У каждой комнаты было свое название. Спальня моих родителей называлась просто «спальня». Вишневое дерево. Накидка на кровати и гардины из одного и того же шелка кирпичного цвета. Зеркало в рост человека. Открытые окна. Здесь царила успокоительная прохлада. Сыроватая, чуть затхлая прохлада. В подобной комнате супружескую жизнь представить себе невозможно. Сексуальность не следовало как-либо связывать с нашими родителями.

И с моей комнатой тоже. Больше не следовало, с тех пор как Петер от нас уехал. После гастролей, результатом которых явился Томми. Мой сын Томми; ему выделили соседнюю комнату, и он, это крошечное, вечно ревущее создание, превратил постепенно «кабинет» в «детскую».

Комнаты у нас узкие, с окнами на брандмауэр. И тем не менее чудо уюта. Обить стены холстиной была мамина идея. Мама же наметила место для гравюры — слева от моего письменного стола. И никакого смысла не было протестовать, ибо идея была превосходной и место самое подходящее.

Мама была сильной натурой. Ничто не могло ее смутить. Она принадлежала к типу людей, способных, когда того требует ситуация, на великие деяния, а до тех пор играющих свою роль в жизни там, куда забросила их судьба. Играющих ее, быть может, слишком хорошо. Они неуязвимы. Неуязвимы к упрекам в диктаторских замашках. Ибо они всегда правы. И обладают колоссальной энергией, но редко заражают ею других. Чаще подавляют. Парализуют.

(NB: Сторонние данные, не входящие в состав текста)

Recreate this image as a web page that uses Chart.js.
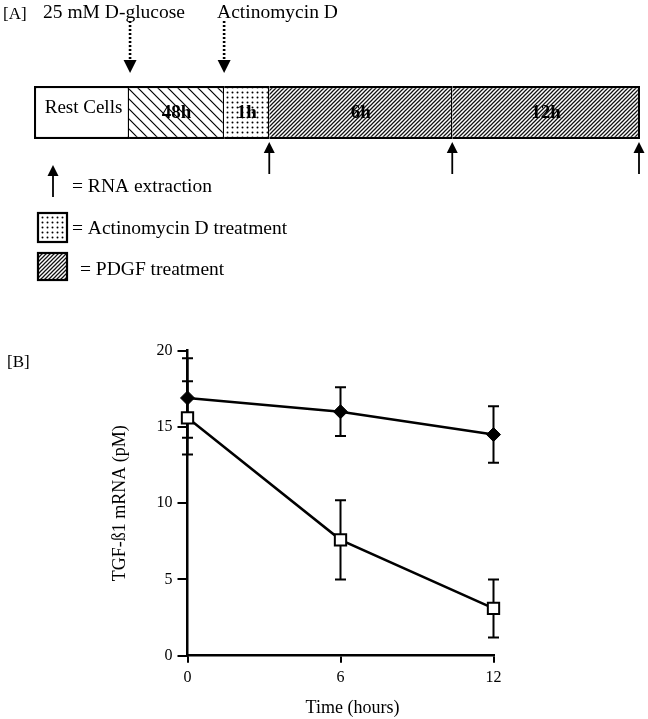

Назвать маму душой нашего семейства значило бы охарактеризовать положение не вполне точно. Мама была мозгом, желчью, правой рукой и вообще всем тем, что жизненно необходимо человеку. В мамином ведении находилась и внешняя политика. Мама приглашала мастеров. У нее были связи. В случае нужды она сама чинила пылесос и водопровод. Она знала, что́ каждому из нас идет на пользу. Ее заботливость и любовь не имели границ. Когда я начала учиться в университете, она по вечерам читала мои учебники. Чтобы поддерживать со мной беседу, как она говорила. Никто из нас и представить себе не мог, как справляться с жизнью без мамы.

За кухней была комната моего младшего брата с отдельным выходом во двор. Всегда, когда я пытаюсь вспомнить брата в эти времена, в ушах у меня звучат его бесконечные упражнения вперемешку с кухонными звуками. Чуть больше напрягаясь, я воссоздаю в памяти бледное веснушчатое мальчишеское лицо. Все остальное смутно, расплывчато, не оставило в памяти четких контуров. В том числе и его беспричинные взрывы бешенства.